Exercise task –
Give the data again exactly as written, skipping any pictures.

Given material –
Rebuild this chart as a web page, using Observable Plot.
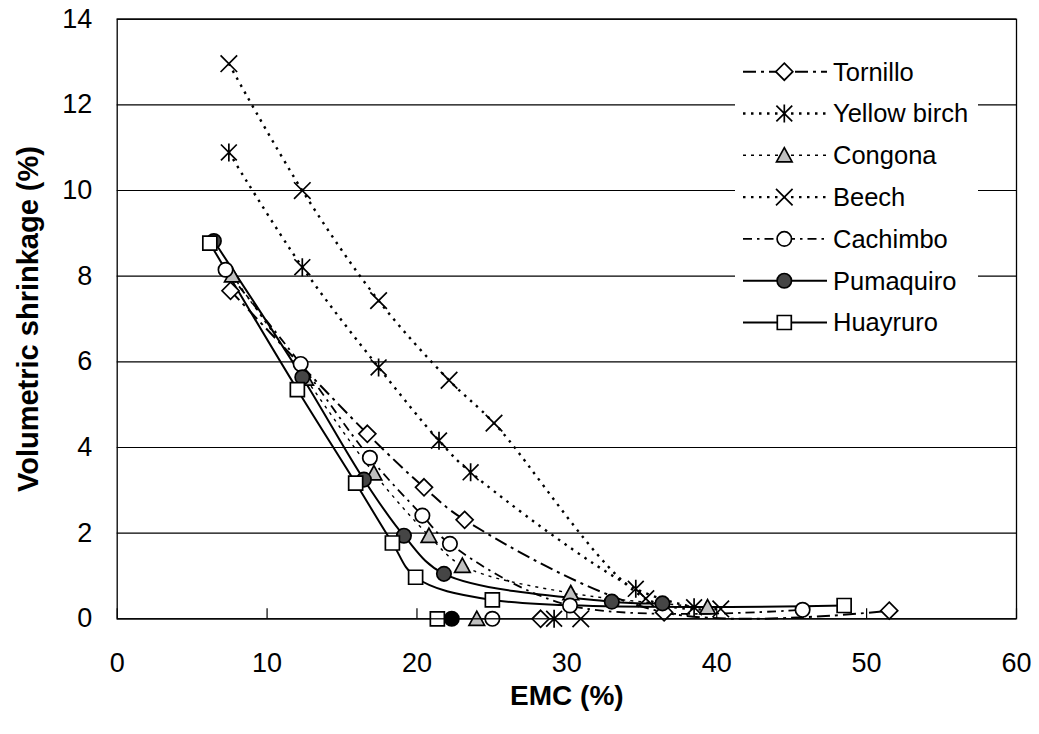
<!DOCTYPE html>
<html><head><meta charset="utf-8">
<script src="https://cdn.jsdelivr.net/npm/d3@7"></script>
<script src="https://cdn.jsdelivr.net/npm/@observablehq/plot@0.6"></script>
<style>
body{margin:0;background:#fff;}
#wrap{position:relative;width:1039px;height:734px;font-family:"Liberation Sans",Arial,sans-serif;}
#legend{position:absolute;left:0;top:0;pointer-events:none;}
</style>
</head><body><div id="wrap"></div>
<script>
// ---- data ----
const seriesNames = ["Tornillo", "Yellow birch", "Congona", "Beech", "Cachimbo", "Pumaquiro", "Huayruro"];
const tornilloEMC   = [7.56, 16.69, 20.47, 23.18, 36.49, 51.51];
const tornilloVS    = [7.66, 4.32, 3.07, 2.31, 0.15, 0.19];
const yellowBirchEMC = [7.45, 12.35, 17.44, 21.47, 23.58, 34.6, 38.49];
const yellowBirchVS  = [10.89, 8.21, 5.87, 4.16, 3.42, 0.70, 0.27];
const congonaEMC    = [7.68, 12.57, 17.13, 20.8, 23.03, 30.26, 39.39];
const congonaVS     = [8.02, 5.61, 3.40, 1.94, 1.24, 0.60, 0.27];
const beechEMC      = [7.45, 12.35, 17.44, 22.14, 25.14, 35.27, 40.27];
const beechVS       = [12.96, 10.0, 7.43, 5.57, 4.57, 0.47, 0.23];
const cachimboEMC   = [7.23, 12.24, 16.86, 20.36, 22.2, 30.21, 45.73];
const cachimboVS    = [8.15, 5.95, 3.76, 2.41, 1.75, 0.31, 0.21];
const pumaquiroEMC  = [6.45, 12.35, 16.46, 19.13, 21.8, 33.0, 36.38];
const pumaquiroVS   = [8.82, 5.64, 3.25, 1.94, 1.05, 0.40, 0.36];
const huayruroEMC   = [6.18, 12.02, 15.91, 18.36, 19.91, 25.03, 48.5];
const huayruroVS    = [8.77, 5.35, 3.17, 1.77, 0.97, 0.44, 0.31];
// EMC where shrinkage reaches zero (points on the x axis)
const zeroEMC = [28.25, 29.15, 23.99, 30.93, 25.03, 22.32, 21.36];
const xTicks = [0, 10, 20, 30, 40, 50, 60];
const yTicks = [0, 2, 4, 6, 8, 10, 12, 14];

// ---- symbols ----
const R = s => Math.sqrt(s / Math.PI);
const symbols = {
  diamond: {draw(c, s){const r = R(s); c.moveTo(0,-r); c.lineTo(r,0); c.lineTo(0,r); c.lineTo(-r,0); c.closePath();}},
  asterisk: {draw(c, s){const r = R(s), d = r*0.88; c.moveTo(-d,-d); c.lineTo(d,d); c.moveTo(-d,d); c.lineTo(d,-d); c.moveTo(0,-r); c.lineTo(0,r);}},
  triangle: {draw(c, s){const r = R(s), h = r*1.7; c.moveTo(0,-h/2-1); c.lineTo(r,h/2); c.lineTo(-r,h/2); c.closePath();}},
  times: {draw(c, s){const r = R(s)*0.72; c.moveTo(-r,-r); c.lineTo(r,r); c.moveTo(-r,r); c.lineTo(r,-r);}},
  circle: {draw(c, s){const r = R(s); c.moveTo(r,0); c.arc(0,0,r,0,2*Math.PI);}},
  square: {draw(c, s){const r = R(s); c.rect(-r,-r,2*r,2*r);}}
};

const styles = [
  {emc: tornilloEMC, vs: tornilloVS, sym: "diamond", r: 8.5, fill: "white", dash: "13,5,3,5", lw: 2},
  {emc: yellowBirchEMC, vs: yellowBirchVS, sym: "asterisk", r: 9, fill: "none", dash: "2.5,5.5", lw: 2.4},
  {emc: congonaEMC, vs: congonaVS, sym: "triangle", r: 7.8, fill: "#c0c0c0", dash: "3,5", lw: 1.4},
  {emc: beechEMC, vs: beechVS, sym: "times", r: 11.5, fill: "none", dash: "2.5,5.5", lw: 2.4},
  {emc: cachimboEMC, vs: cachimboVS, sym: "circle", r: 7.2, fill: "white", dash: "9,5,2.5,5", lw: 1.8},
  {emc: pumaquiroEMC, vs: pumaquiroVS, sym: "circle", r: 7.2, fill: "#454545", dash: null, lw: 2},
  {emc: huayruroEMC, vs: huayruroVS, sym: "square", r: 7, fill: "white", dash: null, lw: 2}
];
const zeroFill = ["white", "none", "#c0c0c0", "none", "white", "black", "white"];

const font = '"Liberation Sans", Arial, sans-serif';
const W = 1039, H = 734;
const mL = 116.7, mT = 18.7, mR = W - 1016, mB = H - 618.3;

const marks = [
  Plot.gridY(yTicks, {stroke: "black", strokeOpacity: 1, strokeWidth: 1.2}),
  Plot.tickX(xTicks, {x: d => d, insetTop: (618.3 - 18.7) - 10, stroke: "black", strokeWidth: 1.2}),
  Plot.axisX({ticks: xTicks, tickSize: 0, tickPadding: 34.5, fontSize: 27, label: null, fill: "black"}),
  Plot.axisY({ticks: yTicks, tickSize: 0, tickPadding: 25, fontSize: 27, label: null, fill: "black"})
];
styles.forEach((st, i) => {
  const pts = st.emc.map((e, j) => ({emc: e, vs: st.vs[j]}));
  marks.push(Plot.line(pts, {x: "emc", y: "vs", curve: "catmull-rom", stroke: "black", strokeWidth: st.lw,
    strokeDasharray: st.dash, strokeLinecap: "butt"}));
});
styles.forEach((st, i) => {
  const pts = st.emc.map((e, j) => ({emc: e, vs: st.vs[j]}));
  pts.push({emc: zeroEMC[i], vs: 0, zero: true});
  marks.push(Plot.dot(pts, {x: "emc", y: "vs", symbol: symbols[st.sym], r: st.r, stroke: "black",
    strokeWidth: 1.7, fill: d => d.zero ? zeroFill[i] : st.fill}));
});
marks.push(Plot.frame({stroke: "black", strokeWidth: 1.3}));
marks.push(Plot.text(["EMC (%)"], {frameAnchor: "bottom", dy: 86, fontSize: 28, fontWeight: "bold", fill: "black", textAnchor: "middle"}));
marks.push(Plot.text(["Volumetric shrinkage (%)"], {frameAnchor: "left", dx: -88, rotate: -90, textAnchor: "middle", fontSize: 29, fontWeight: "bold", fill: "black"}));

const chart = Plot.plot({
  width: W, height: H,
  marginLeft: mL, marginTop: mT, marginRight: mR, marginBottom: mB,
  x: {domain: [0, 60], axis: null},
  y: {domain: [0, 14], axis: null},
  style: {fontFamily: font, background: "white", color: "black"},
  marks
});
const wrap = document.getElementById("wrap");
wrap.appendChild(chart);

// ---- legend overlay ----
const legendTop = 71.7, legendStep = 41.8;
const svg = d3.select(wrap).append("svg").attr("id", "legend").attr("width", W).attr("height", H);
svg.append("rect").attr("x", 735).attr("y", 48).attr("width", 243).attr("height", 298).attr("fill", "white");
seriesNames.forEach((name, i) => {
  const st = styles[i];
  const y = legendTop + i * legendStep;
  const g = svg.append("g");
  g.append("line").attr("x1", 743).attr("x2", 827).attr("y1", y).attr("y2", y)
    .attr("stroke", "black").attr("stroke-width", st.lw).attr("stroke-dasharray", st.dash || null);
  const size = Math.PI * st.r * st.r;
  g.append("path").attr("transform", `translate(784.3,${y})`)
    .attr("d", () => { const p = d3.path(); symbols[st.sym].draw(p, size); return p.toString(); })
    .attr("fill", st.fill).attr("stroke", "black").attr("stroke-width", 1.7);
  g.append("text").attr("x", 833).attr("y", y).attr("dy", "0.35em")
    .attr("font-family", font).attr("font-size", 25.5).attr("fill", "black").text(name);
});
</script>
</body></html>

Result –
Rebuild this chart as a web page, using Observable Plot.
<!DOCTYPE html>
<html><head><meta charset="utf-8">
<script src="https://cdn.jsdelivr.net/npm/d3@7"></script>
<script src="https://cdn.jsdelivr.net/npm/@observablehq/plot@0.6"></script>
<style>
body{margin:0;background:#fff;}
#wrap{position:relative;width:1039px;height:734px;font-family:"Liberation Sans",Arial,sans-serif;}
#legend{position:absolute;left:0;top:0;pointer-events:none;}
</style>
</head><body><div id="wrap"></div>
<script>
// ---- data ----
const seriesNames = ["Tornillo", "Yellow birch", "Congona", "Beech", "Cachimbo", "Pumaquiro", "Huayruro"];
const tornilloEMC   = [7.56, 16.69, 20.47, 23.18, 36.49, 51.51];
const tornilloVS    = [7.66, 4.32, 3.07, 2.31, 0.15, 0.19];
const yellowBirchEMC = [7.45, 12.35, 17.44, 21.47, 23.58, 34.6, 38.49];
const yellowBirchVS  = [10.89, 8.21, 5.87, 4.16, 3.42, 0.70, 0.27];
const congonaEMC    = [7.68, 12.57, 17.13, 20.8, 23.03, 30.26, 39.39];
const congonaVS     = [8.02, 5.61, 3.40, 1.94, 1.24, 0.60, 0.27];
const beechEMC      = [7.45, 12.35, 17.44, 22.14, 25.14, 35.27, 40.27];
const beechVS       = [12.96, 10.0, 7.43, 5.57, 4.57, 0.47, 0.23];
const cachimboEMC   = [7.23, 12.24, 16.86, 20.36, 22.2, 30.21, 45.73];
const cachimboVS    = [8.15, 5.95, 3.76, 2.41, 1.75, 0.31, 0.21];
const pumaquiroEMC  = [6.45, 12.35, 16.46, 19.13, 21.8, 33.0, 36.38];
const pumaquiroVS   = [8.82, 5.64, 3.25, 1.94, 1.05, 0.40, 0.36];
const huayruroEMC   = [6.18, 12.02, 15.91, 18.36, 19.91, 25.03, 48.5];
const huayruroVS    = [8.77, 5.35, 3.17, 1.77, 0.97, 0.44, 0.31];
// EMC where shrinkage reaches zero (points on the x axis)
const zeroEMC = [28.25, 29.15, 23.99, 30.93, 25.03, 22.32, 21.36];
const xTicks = [0, 10, 20, 30, 40, 50, 60];
const yTicks = [0, 2, 4, 6, 8, 10, 12, 14];

// ---- symbols ----
const R = s => Math.sqrt(s / Math.PI);
const symbols = {
  diamond: {draw(c, s){const r = R(s); c.moveTo(0,-r); c.lineTo(r,0); c.lineTo(0,r); c.lineTo(-r,0); c.closePath();}},
  asterisk: {draw(c, s){const r = R(s), d = r*0.88; c.moveTo(-d,-d); c.lineTo(d,d); c.moveTo(-d,d); c.lineTo(d,-d); c.moveTo(0,-r); c.lineTo(0,r);}},
  triangle: {draw(c, s){const r = R(s), h = r*1.7; c.moveTo(0,-h/2-1); c.lineTo(r,h/2); c.lineTo(-r,h/2); c.closePath();}},
  times: {draw(c, s){const r = R(s)*0.72; c.moveTo(-r,-r); c.lineTo(r,r); c.moveTo(-r,r); c.lineTo(r,-r);}},
  circle: {draw(c, s){const r = R(s); c.moveTo(r,0); c.arc(0,0,r,0,2*Math.PI);}},
  square: {draw(c, s){const r = R(s); c.rect(-r,-r,2*r,2*r);}}
};

const styles = [
  {emc: tornilloEMC, vs: tornilloVS, sym: "diamond", r: 8.5, fill: "white", dash: "13,5,3,5", lw: 2},
  {emc: yellowBirchEMC, vs: yellowBirchVS, sym: "asterisk", r: 9, fill: "none", dash: "2.5,5.5", lw: 2.4},
  {emc: congonaEMC, vs: congonaVS, sym: "triangle", r: 7.8, fill: "#c0c0c0", dash: "3,5", lw: 1.4},
  {emc: beechEMC, vs: beechVS, sym: "times", r: 11.5, fill: "none", dash: "2.5,5.5", lw: 2.4},
  {emc: cachimboEMC, vs: cachimboVS, sym: "circle", r: 7.2, fill: "white", dash: "9,5,2.5,5", lw: 1.8},
  {emc: pumaquiroEMC, vs: pumaquiroVS, sym: "circle", r: 7.2, fill: "#454545", dash: null, lw: 2},
  {emc: huayruroEMC, vs: huayruroVS, sym: "square", r: 7, fill: "white", dash: null, lw: 2}
];
const zeroFill = ["white", "none", "#c0c0c0", "none", "white", "black", "white"];

const font = '"Liberation Sans", Arial, sans-serif';
const W = 1039, H = 734;
const mL = 116.7, mT = 18.7, mR = W - 1016, mB = H - 618.3;

const marks = [
  Plot.gridY(yTicks, {stroke: "black", strokeOpacity: 1, strokeWidth: 1.2}),
  Plot.tickX(xTicks, {x: d => d, insetTop: (618.3 - 18.7) - 10, stroke: "black", strokeWidth: 1.2}),
  Plot.axisX({ticks: xTicks, tickSize: 0, tickPadding: 34.5, fontSize: 27, label: null, fill: "black"}),
  Plot.axisY({ticks: yTicks, tickSize: 0, tickPadding: 25, fontSize: 27, label: null, fill: "black"})
];
styles.forEach((st, i) => {
  const pts = st.emc.map((e, j) => ({emc: e, vs: st.vs[j]}));
  marks.push(Plot.line(pts, {x: "emc", y: "vs", curve: "catmull-rom", stroke: "black", strokeWidth: st.lw,
    strokeDasharray: st.dash, strokeLinecap: "butt"}));
});
styles.forEach((st, i) => {
  const pts = st.emc.map((e, j) => ({emc: e, vs: st.vs[j]}));
  pts.push({emc: zeroEMC[i], vs: 0, zero: true});
  marks.push(Plot.dot(pts, {x: "emc", y: "vs", symbol: symbols[st.sym], r: st.r, stroke: "black",
    strokeWidth: 1.7, fill: d => d.zero ? zeroFill[i] : st.fill}));
});
marks.push(Plot.frame({stroke: "black", strokeWidth: 1.3}));
marks.push(Plot.text(["EMC (%)"], {frameAnchor: "bottom", dy: 86, fontSize: 28, fontWeight: "bold", fill: "black", textAnchor: "middle"}));
marks.push(Plot.text(["Volumetric shrinkage (%)"], {frameAnchor: "left", dx: -88, rotate: -90, textAnchor: "middle", fontSize: 29, fontWeight: "bold", fill: "black"}));

const chart = Plot.plot({
  width: W, height: H,
  marginLeft: mL, marginTop: mT, marginRight: mR, marginBottom: mB,
  x: {domain: [0, 60], axis: null},
  y: {domain: [0, 14], axis: null},
  style: {fontFamily: font, background: "white", color: "black"},
  marks
});
const wrap = document.getElementById("wrap");
wrap.appendChild(chart);

// ---- legend overlay ----
const legendTop = 71.7, legendStep = 41.8;
const svg = d3.select(wrap).append("svg").attr("id", "legend").attr("width", W).attr("height", H);
svg.append("rect").attr("x", 735).attr("y", 48).attr("width", 243).attr("height", 298).attr("fill", "white");
seriesNames.forEach((name, i) => {
  const st = styles[i];
  const y = legendTop + i * legendStep;
  const g = svg.append("g");
  g.append("line").attr("x1", 743).attr("x2", 827).attr("y1", y).attr("y2", y)
    .attr("stroke", "black").attr("stroke-width", st.lw).attr("stroke-dasharray", st.dash || null);
  const size = Math.PI * st.r * st.r;
  g.append("path").attr("transform", `translate(784.3,${y})`)
    .attr("d", () => { const p = d3.path(); symbols[st.sym].draw(p, size); return p.toString(); })
    .attr("fill", st.fill).attr("stroke", "black").attr("stroke-width", 1.7);
  g.append("text").attr("x", 833).attr("y", y).attr("dy", "0.35em")
    .attr("font-family", font).attr("font-size", 25.5).attr("fill", "black").text(name);
});
</script>
</body></html>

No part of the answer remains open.